Robert Lee of Sudbury can speak to that feeling. During an annual summer visit to his in-laws’ home on Chappaquiddick two years ago, his 8-year-old daughter Mary-Kate began complaining of chronic headaches. What was thought to be a tick-borne illness or perhaps arthritis was eventually diagnosed as Stage 4 Burkitt ’s lymphoma. Mary-Kate started intensive chemotherapy treatments in July of 2010.

The next year, Mr. Lee rode in his first Pan-Mass Challenge, raising well over $8,000 in his fundraising drive.

“[With] all the resources and things that were provided to us,” he said. “This was a way to give back.”

Mary-Kate is now 10 and cancer-free; she raised $100 in one day for her dad’s Pan-Mass Challenge fundraising by selling lemonade. “She’s gotten a lot of her strength back,” Mr.

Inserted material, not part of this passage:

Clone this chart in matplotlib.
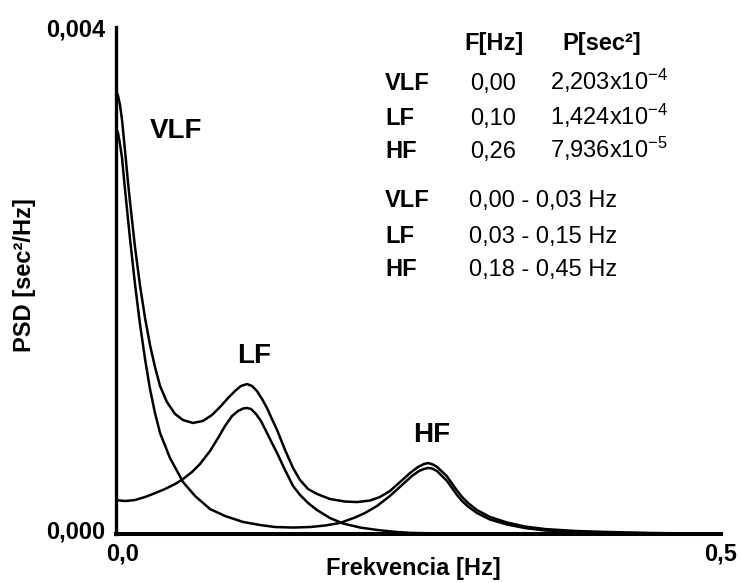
import numpy as np
import matplotlib
matplotlib.use("Agg")
import matplotlib.pyplot as plt
import matplotlib.transforms as mtransforms

plt.rcParams['font.family'] = ['Liberation Sans', 'DejaVu Sans']
plt.rcParams['mathtext.fontset'] = 'custom'
plt.rcParams['mathtext.rm'] = 'Liberation Sans'
plt.rcParams['mathtext.it'] = 'Liberation Sans'
plt.rcParams['mathtext.bf'] = 'Liberation Sans:bold'

# ---- data (PSD values in units of 1e-3 sec^2/Hz) ----
freq_total = [0.0, 0.0017, 0.0033, 0.0050, 0.0074, 0.0099, 0.0116, 0.0157, 0.0198,
              0.0240, 0.0281, 0.0322, 0.0364, 0.0421, 0.0488, 0.0554, 0.0636, 0.0719,
              0.0793, 0.0860, 0.0926, 0.0983, 0.1033, 0.1083, 0.1124, 0.1165, 0.1207,
              0.1248, 0.1289, 0.1331, 0.1397, 0.1463, 0.1521, 0.1587, 0.1661, 0.1769,
              0.1893, 0.1992, 0.2099, 0.2182, 0.2264, 0.2347, 0.2430, 0.2496, 0.2545,
              0.2579, 0.2620, 0.2653, 0.2694, 0.2736, 0.2777, 0.2818, 0.2860, 0.2909,
              0.2983, 0.3091, 0.3231, 0.3380, 0.3545, 0.3793, 0.4058, 0.4413, 0.5]
psd_total = [3.503, 3.456, 3.385, 3.266, 3.030, 2.777, 2.619, 2.264, 1.964,
             1.704, 1.491, 1.318, 1.168, 1.041, 0.947, 0.899, 0.876, 0.892,
             0.939, 1.002, 1.073, 1.128, 1.168, 1.183, 1.168, 1.128, 1.065,
             0.994, 0.907, 0.821, 0.663, 0.521, 0.426, 0.355, 0.316, 0.276,
             0.256, 0.252, 0.264, 0.292, 0.339, 0.410, 0.481, 0.529, 0.552,
             0.560, 0.548, 0.529, 0.493, 0.454, 0.398, 0.343, 0.292, 0.245,
             0.189, 0.134, 0.091, 0.059, 0.039, 0.024, 0.016, 0.008, 0.002]

freq_lf = [0.0, 0.0074, 0.0157, 0.0240, 0.0306, 0.0405, 0.0488, 0.0554, 0.0628,
           0.0694, 0.0777, 0.0843, 0.0901, 0.0959, 0.1008, 0.1050, 0.1083, 0.1116,
           0.1157, 0.1198, 0.1248, 0.1289, 0.1331, 0.1397, 0.1463, 0.1521, 0.1587,
           0.1661, 0.1769, 0.1876, 0.2017, 0.2157, 0.2306, 0.2430, 0.2678, 0.3174, 0.5]
psd_lf = [0.268, 0.260, 0.268, 0.292, 0.316, 0.355, 0.394, 0.434, 0.489,
          0.552, 0.655, 0.757, 0.852, 0.931, 0.970, 0.990, 0.994, 0.986,
          0.947, 0.892, 0.797, 0.718, 0.639, 0.505, 0.379, 0.308, 0.245,
          0.189, 0.126, 0.083, 0.051, 0.032, 0.017, 0.009, 0.004, 0.002, 0.0]

freq_vlf_hf = [0.0, 0.0017, 0.0033, 0.0050, 0.0074, 0.0116, 0.0157, 0.0198, 0.0240,
               0.0281, 0.0322, 0.0364, 0.0446, 0.0554, 0.0653, 0.0777, 0.0901, 0.1050,
               0.1190, 0.1314, 0.1463, 0.1603, 0.1727, 0.1851, 0.1975, 0.2058, 0.2157,
               0.2264, 0.2372, 0.2446, 0.2504, 0.2545, 0.2579, 0.2612, 0.2653, 0.2694,
               0.2736, 0.2777, 0.2818, 0.2860, 0.2909, 0.2983, 0.3091, 0.3231, 0.3380,
               0.3545, 0.3793, 0.4058, 0.4413, 0.5]
psd_vlf_hf = [3.203, 3.164, 3.077, 2.966, 2.722, 2.327, 1.972, 1.657, 1.381,
              1.144, 0.955, 0.797, 0.600, 0.410, 0.300, 0.197, 0.142, 0.095,
              0.071, 0.055, 0.051, 0.055, 0.067, 0.087, 0.130, 0.166, 0.221,
              0.300, 0.394, 0.458, 0.497, 0.513, 0.521, 0.517, 0.497, 0.458,
              0.418, 0.363, 0.308, 0.260, 0.217, 0.166, 0.114, 0.075, 0.047,
              0.028, 0.016, 0.009, 0.006, 0.002]

band_names = ['VLF', 'LF', 'HF']
peak_freqs = ['0,00', '0,10', '0,26']
peak_powers = ['2,203x10$^{-4}$', '1,424x10$^{-4}$', '7,936x10$^{-5}$']
band_ranges = ['0,00 - 0,03 Hz', '0,03 - 0,15 Hz', '0,18 - 0,45 Hz']
label_pos = {'VLF': (0.0496, 0.003124), 'LF': (0.114, 0.001349), 'HF': (0.261, 0.000726)}

W, H = 740, 583
fig = plt.figure(figsize=(W / 100, H / 100), dpi=100)
ax = fig.add_axes([116 / W, 1 - 534 / H, (721 - 116) / W, (534 - 27) / H])

scale = 1e-3
for f, p in [(freq_total, psd_total), (freq_lf, psd_lf), (freq_vlf_hf, psd_vlf_hf)]:
    ax.plot(f, np.array(p) * scale, color='black', lw=1.8,
            solid_joinstyle='round', solid_capstyle='round')

ax.set_xlim(0, 0.5)
ax.set_ylim(0, 0.004)
for s in ['top', 'right']:
    ax.spines[s].set_visible(False)
ax.spines['left'].set_linewidth(2.4)
ax.spines['bottom'].set_linewidth(2.9)

ax.set_xticks([0, 0.5], ['0,0', '0,5'])
ax.set_yticks([0, 0.004], ['0,000', '0,004'])
ax.tick_params(axis='both', length=0, labelsize=17)
ax.tick_params(axis='y', pad=8)
ax.tick_params(axis='x', pad=6)
for lbl in ax.get_xticklabels() + ax.get_yticklabels():
    lbl.set_fontweight('bold')

# small offsets of the end labels, as in the reference
lx = ax.xaxis.get_major_ticks()[0].label1
lx.set_transform(lx.get_transform() + mtransforms.ScaledTranslation(7 / 100, 0, fig.dpi_scale_trans))
ly = ax.yaxis.get_major_ticks()[0].label1
ly.set_transform(ly.get_transform() + mtransforms.ScaledTranslation(0, 4 / 100, fig.dpi_scale_trans))

ax.set_xlabel('Frekvencia [Hz]', fontsize=17, fontweight='bold')
ax.xaxis.set_label_coords((413 - 116) / 605, (534 - 557) / 507)
ax.set_ylabel('PSD [sec²/Hz]', fontsize=17, fontweight='bold', va='center')
ax.yaxis.set_label_coords((25 - 116) / 605, (534 - 275) / 507)

for name, (fx, py) in label_pos.items():
    ax.text(fx, py, name, fontsize=20, fontweight='bold', ha='center', va='baseline')

def ft(x, y, s, **kw):
    fig.text(x / W, 1 - y / H, s, va='baseline', **kw)

fs = 17
ft(494, 50, 'F[Hz]', ha='center', fontsize=fs, fontweight='bold')
ft(602, 50, 'P[sec²]', ha='center', fontsize=fs, fontweight='bold')
rows1 = [90, 125, 158]
for y, n, fq, pw in zip(rows1, band_names, peak_freqs, peak_powers):
    ft(385, y, n, ha='left', fontsize=fs, fontweight='bold')
    ft(493, y, fq, ha='center', fontsize=fs)
    ft(668, y, pw, ha='right', fontsize=fs)
rows2 = [207, 243, 276]
for y, n, r in zip(rows2, band_names, band_ranges):
    ft(385, y, n, ha='left', fontsize=fs, fontweight='bold')
    ft(469, y, r, ha='left', fontsize=fs)

fig.savefig('out.png', dpi=100, facecolor='white')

Lee said, and is looking forward to spending more time swimming off the Chappy beaches this summer. “It’s a healing thing for her and us.”

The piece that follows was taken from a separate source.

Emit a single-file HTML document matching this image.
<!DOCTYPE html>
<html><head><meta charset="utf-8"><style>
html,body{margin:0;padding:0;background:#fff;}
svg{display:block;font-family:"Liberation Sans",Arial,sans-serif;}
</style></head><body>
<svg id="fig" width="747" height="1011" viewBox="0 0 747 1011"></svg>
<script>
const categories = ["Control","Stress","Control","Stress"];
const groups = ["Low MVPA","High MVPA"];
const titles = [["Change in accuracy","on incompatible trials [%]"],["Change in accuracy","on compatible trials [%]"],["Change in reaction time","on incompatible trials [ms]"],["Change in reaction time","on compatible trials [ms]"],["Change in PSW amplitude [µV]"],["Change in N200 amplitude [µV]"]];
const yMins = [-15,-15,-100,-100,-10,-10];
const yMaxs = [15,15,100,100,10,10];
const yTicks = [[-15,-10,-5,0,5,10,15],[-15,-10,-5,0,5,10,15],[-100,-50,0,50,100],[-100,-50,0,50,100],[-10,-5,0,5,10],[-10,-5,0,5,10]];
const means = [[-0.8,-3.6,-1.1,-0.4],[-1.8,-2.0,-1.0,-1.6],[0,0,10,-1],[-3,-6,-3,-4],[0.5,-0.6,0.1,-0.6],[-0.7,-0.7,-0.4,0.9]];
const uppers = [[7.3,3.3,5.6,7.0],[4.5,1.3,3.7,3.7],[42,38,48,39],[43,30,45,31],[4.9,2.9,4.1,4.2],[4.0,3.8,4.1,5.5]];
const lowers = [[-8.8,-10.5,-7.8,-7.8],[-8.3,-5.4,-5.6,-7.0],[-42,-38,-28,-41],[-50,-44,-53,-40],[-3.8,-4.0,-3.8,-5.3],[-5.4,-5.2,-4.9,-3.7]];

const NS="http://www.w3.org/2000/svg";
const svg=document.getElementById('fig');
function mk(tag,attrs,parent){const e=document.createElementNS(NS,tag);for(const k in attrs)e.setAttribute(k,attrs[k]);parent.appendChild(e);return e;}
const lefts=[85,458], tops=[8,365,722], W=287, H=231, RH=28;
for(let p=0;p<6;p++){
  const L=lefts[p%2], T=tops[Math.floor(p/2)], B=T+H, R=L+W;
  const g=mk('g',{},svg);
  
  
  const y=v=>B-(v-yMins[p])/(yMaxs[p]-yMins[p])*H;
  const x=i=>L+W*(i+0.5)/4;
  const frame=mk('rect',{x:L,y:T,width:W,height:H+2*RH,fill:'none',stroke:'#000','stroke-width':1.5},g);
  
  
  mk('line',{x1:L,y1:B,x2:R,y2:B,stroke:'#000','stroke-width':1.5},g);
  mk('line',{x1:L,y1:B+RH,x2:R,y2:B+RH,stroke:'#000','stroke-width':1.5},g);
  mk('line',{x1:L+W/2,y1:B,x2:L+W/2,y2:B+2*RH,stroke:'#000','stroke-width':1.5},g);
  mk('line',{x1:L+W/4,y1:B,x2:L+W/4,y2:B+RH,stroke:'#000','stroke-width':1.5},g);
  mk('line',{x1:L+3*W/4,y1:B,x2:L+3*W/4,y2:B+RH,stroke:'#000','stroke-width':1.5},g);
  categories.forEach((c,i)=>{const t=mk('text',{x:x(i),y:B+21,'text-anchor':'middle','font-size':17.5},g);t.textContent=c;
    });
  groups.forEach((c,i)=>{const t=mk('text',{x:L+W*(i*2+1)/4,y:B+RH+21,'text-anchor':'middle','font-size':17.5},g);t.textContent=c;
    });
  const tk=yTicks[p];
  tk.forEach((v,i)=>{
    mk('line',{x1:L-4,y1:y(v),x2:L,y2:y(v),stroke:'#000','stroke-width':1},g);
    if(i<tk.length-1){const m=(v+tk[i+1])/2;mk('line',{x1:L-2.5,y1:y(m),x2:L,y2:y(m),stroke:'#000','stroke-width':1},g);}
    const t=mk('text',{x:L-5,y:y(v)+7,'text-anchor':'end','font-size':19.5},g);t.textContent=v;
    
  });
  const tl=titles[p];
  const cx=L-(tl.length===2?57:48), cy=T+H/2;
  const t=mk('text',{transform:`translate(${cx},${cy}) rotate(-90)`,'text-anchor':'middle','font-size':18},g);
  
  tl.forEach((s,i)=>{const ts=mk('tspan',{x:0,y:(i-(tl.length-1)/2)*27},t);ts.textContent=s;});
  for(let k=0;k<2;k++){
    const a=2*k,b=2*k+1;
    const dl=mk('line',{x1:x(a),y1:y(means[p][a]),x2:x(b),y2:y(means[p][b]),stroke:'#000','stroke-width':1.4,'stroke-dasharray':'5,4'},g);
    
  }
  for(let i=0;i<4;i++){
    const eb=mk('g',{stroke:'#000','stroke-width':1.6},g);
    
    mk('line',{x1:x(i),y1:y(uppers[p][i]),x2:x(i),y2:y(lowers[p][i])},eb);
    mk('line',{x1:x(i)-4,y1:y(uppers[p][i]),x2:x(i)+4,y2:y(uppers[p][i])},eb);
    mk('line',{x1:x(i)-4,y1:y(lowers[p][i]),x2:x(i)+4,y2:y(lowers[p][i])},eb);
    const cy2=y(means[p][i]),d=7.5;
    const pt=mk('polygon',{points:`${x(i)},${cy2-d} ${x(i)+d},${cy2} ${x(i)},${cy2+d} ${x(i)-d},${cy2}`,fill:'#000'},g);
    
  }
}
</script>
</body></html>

Cancer survivors like Mary-Kate line the five different Challenge routes, cheering on the cyclists and thanking them. Jim Reynolds of Edgartown, about to ride in his 18th Pan-Mass Challenge, admits that the miles logged are taxing, but passing by the welcome station in Brewster and hearing “such a roar” of support as he passes is “just tremendously uplifting. It gives you a good kick to keep going.” Mr. Reynolds’s brother-in-law, Bob Fitzergerald, who was a Navy pilot, died of lung cancer at age 29. Mr. Reynolds rode his first Challenge with his sister and a group of friends from high school. Over the years, he’s made new friends through the Challenge and reconnected with old ones, including a classmate from law school.

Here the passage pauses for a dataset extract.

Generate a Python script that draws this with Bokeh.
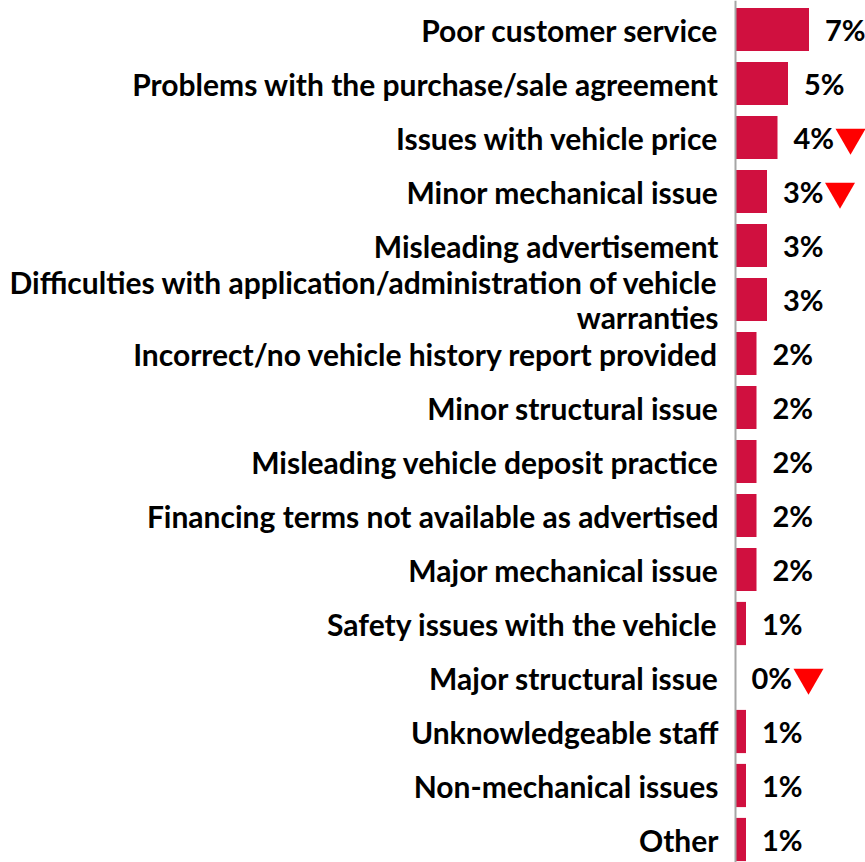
from bokeh.plotting import figure
from bokeh.models import ColumnDataSource, Range1d, Span
from bokeh.transform import dodge
from bokeh.core.properties import value
from bokeh.embed import file_html
from bokeh.resources import INLINE

categories = [
    "Poor customer service",
    "Problems with the purchase/sale agreement",
    "Issues with vehicle price",
    "Minor mechanical issue",
    "Misleading advertisement",
    "Difficulties with application/administration of vehicle\nwarranties",
    "Incorrect/no vehicle history report provided",
    "Minor structural issue",
    "Misleading vehicle deposit practice",
    "Financing terms not available as advertised",
    "Major mechanical issue",
    "Safety issues with the vehicle",
    "Major structural issue",
    "Unknowledgeable staff",
    "Non-mechanical issues",
    "Other",
]
values = [7, 5, 4, 3, 3, 3, 2, 2, 2, 2, 2, 1, 0, 1, 1, 1]
labels = ["7%", "5%", "4%", "3%", "3%", "3%", "2%", "2%", "2%", "2%", "2%", "1%", "0%", "1%", "1%", "1%"]
decline = [False, False, True, True, False, False, False, False, False, False, False, False, True, False, False, False]

W, H = 865, 862
AXIS_PX = 735
PX_PER_UNIT = 10.5
PITCH = 54
TOP_PX = 29

rows = list(range(len(categories)))
src = ColumnDataSource(dict(y=rows, v=values, cat=categories, lab=labels))
tri_rows = [r for r, d in zip(rows, decline) if d]
tri_src = ColumnDataSource(dict(y=tri_rows, v=[values[r] for r in tri_rows]))

x_start = -AXIS_PX / PX_PER_UNIT
x_end = (W - AXIS_PX) / PX_PER_UNIT
y_top = -TOP_PX / PITCH
y_bottom = y_top + H / PITCH

p = figure(width=W, height=H, output_backend="svg", toolbar_location=None,
           x_range=Range1d(x_start, x_end), y_range=Range1d(y_bottom, y_top),
           min_border=0, min_border_left=0, min_border_right=0,
           min_border_top=0, min_border_bottom=0)
p.axis.visible = False
p.grid.visible = False
p.outline_line_color = None
p.background_fill_color = "white"
p.border_fill_color = "white"

p.hbar(y="y", right="v", left=0, height=0.8, source=src,
       fill_color="#D0103F", line_color=None)

p.add_layout(Span(location=0, dimension="height", line_color="#A6A6A6", line_width=2))

FONT = value("Lato")
p.text(x=0, y="y", text="cat", source=src, x_offset=-17, text_align="right",
       text_baseline="middle", text_font=FONT, text_font_style="bold",
       text_font_size="30px", text_color="black", text_line_height=0.95)

p.text(x="v", y="y", text="lab", source=src, x_offset=16, text_align="left",
       text_baseline="middle", text_font=FONT, text_font_style="bold",
       text_font_size="29px", text_color="black")

p.scatter(x=dodge("v", 73 / PX_PER_UNIT), y="y", source=tri_src, marker="inverted_triangle",
          size=30, fill_color="#FF0000", line_color=None)

open("out.html", "w").write(file_html(p, INLINE))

“It’s almost like a family,” he said. “You come to know people from hanging around [at stations].”

Said Mr. Schilling, “I met people the very first year that still do the event. We formed this bond because we met through the Pan-Mass Challenge.” The annual reunion is “a bonus” of participating in the ride, he said.

This year will be Susan Kerns’s first ride, although she has volunteered for the Challenge in the past, spurred on, like Mr. Sylvia, by losing her mother Grace to cancer in 2005. After the first year of volunteering, she told herself that she would ride in the Challenge; with her children now in college, she’s finally found the time to put in the training hours and embark on the fundraising challenge. “I’m definitely looking forward to it,” she said. Ms. Kerns, who grew up in Vineyard Haven and is in the process of transition back to the Island, began training at her home in Boxford with her friend Carol, a cyclist who had survived lung cancer. Carol, she said, “eased all my fears” about taking up the bike and the Challenge.

Ms. Kerns has spent the past month training on the Vineyard and tries to log about 80 miles per week.

For just about all riders, training is no easy task. Between that and the fundraising, “it’s almost like having an extra job,” Mr. Sylvia said. Each rider is responsible for raising the amount of their pledge by sending out fundraising letters to friends and acquaintances. If they come up short, it is the rider’s responsibility to make up the difference.

Mr. Sylvia tries to put in at least 120 miles per week. Mr. Reynolds aims for about 65 miles per week, while Mr. Lee does regular rides of 30 miles per day. Though their mileage varies, the riders are all out early, to make time for their full-time jobs.

“It is a commitment, but it’s a great cause,” Mr. Sylvia said.

“I can’t find the cure,” Mr. Schilling said. “But I can pedal.”